I’m not sure what you mean by swapped. I think the point was that there is little employee loyalty on this side of the border as opposed to the Mexican side. If an employee is staying somewhere in Mexico for 15, 18, 20 years or more, they’re staying because it’s a good job and one that can support their family. For the restaurant owner/operator, that generally means they’ve got a pretty good level of trust in the employee and they know they can rely on them to keep an eye on things even when the owner isn’t there. Having looked at more than my share of resumes from chefs, cooks, managers, assistant managers in the food service industry over the last 40 years, it’s not unusual to see people hopping from job to job, staying only a few months to a year. In this business there is a LOT to be said for the mutually beneficial relationship that can develop between an employee and employer over time.

Braceros been open over a year and there have probably been at least 200 or more restaurants open in the interim. I was surprised to see the chef at his place in the Valle de Guadalupe shortly after Bracero opened even though that may be where his heart is. One the flip side, tho’, you’ve got his flagship restaurant in Tijuana, Mision 19 which is very good and remains very good even when he isn’t there, and it’s gone through several chefs over the years. Why is Bracero different? Not having worked at either restaurant I can’t say…

I’ve had the opportunity to eat in quite a few of the Plasencia Groups restaurants and can honestly say their food and service is generally very good to outstanding. But I can also honestly say, I prefer their restaurants in Mexico to the ones in San Diego. The menus are more interesting, the food is consistently good as is the dining experience.

Yeah…see, that is why I don’t think this is the right guy to be talking about the difficulties of opening a modern Mexican restaurant in the USA. His USA opening is worse than his Tiajuana or Valle de Guadalupe place… imo, it’s the quality that is the problem, not everything else. Eating at Contramar and Merotoro in DF (Mexico City if people insist upon such naming) compared to Cala in SF, the food is at least as good, and in many ways BETTER.

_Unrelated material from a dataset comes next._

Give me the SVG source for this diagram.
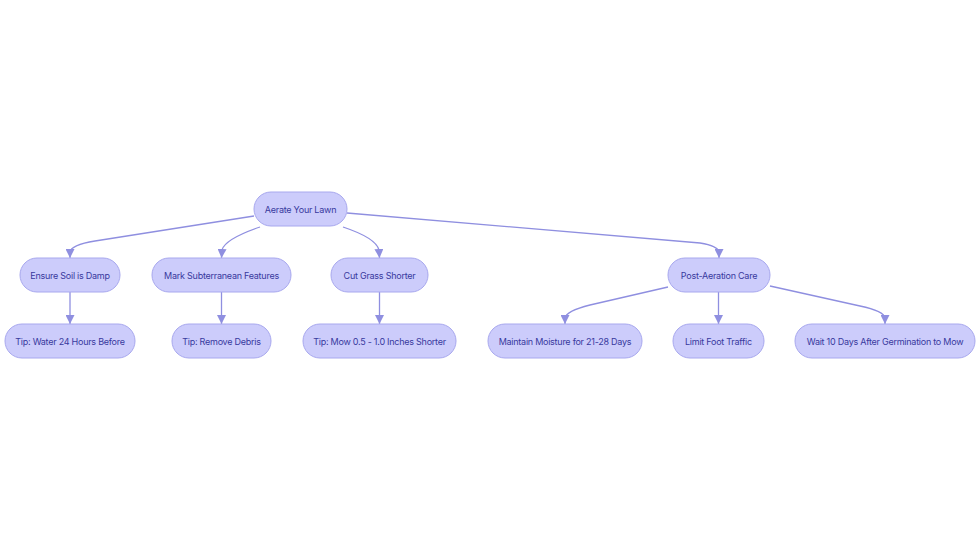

So maybe don’t come to the US and open up a half-assed version of a place hoping for a hip money grab and then complain about the dining culture here?

But who knows…

As for the swapping, yeah I didn’t realize what you were saying. That probably is true. I’m not sure why working at restaurants is viewed as so temporary in the US versus Mexico?

I am very torn by this complaining from him - yes there are some difficulties to open a restaurant in the US but it is by far not the first time him complaining about it on a regular basis. Guess what - most chefs/restaurants owner could argue the same points but they are not always doing but just try to make the best out of the situation. Without going through all of these points but everybody has this problems with regulations in the US when opening a restaurant not only you but perhaps he should also consider the advantages living in the US compared to Mexico beyond just restaurants (you can’t just pick the laws/regulations/benefits you prefer). High turn around in FOH and BOH ? - Everybody has the problem not only you and if you think SD is difficult don’t open a restaurant on the east coast or SF. Ask any chef of a restaurant with “ethnic” cuisine (can be from Asia or Europe etc) - they will acknowledge that most customers think they know their cuisine when in reality they don’t and most “foreign” cuisine are americanized that is nothing special to Mexican. And guess what Mexico isn’t the only country with very different regional cuisine which isn’t realized by 99% of all customers. And do you really think only Mexican cuisine is time consuming if you want to do it without shortcuts ? Perhaps he should start taking himself less important and realize that all his arguments can easily applied to any serious restaurant and his (and Mexican restaurants) are nithing special. To cite Obama on a person with many complains - “stop whining”.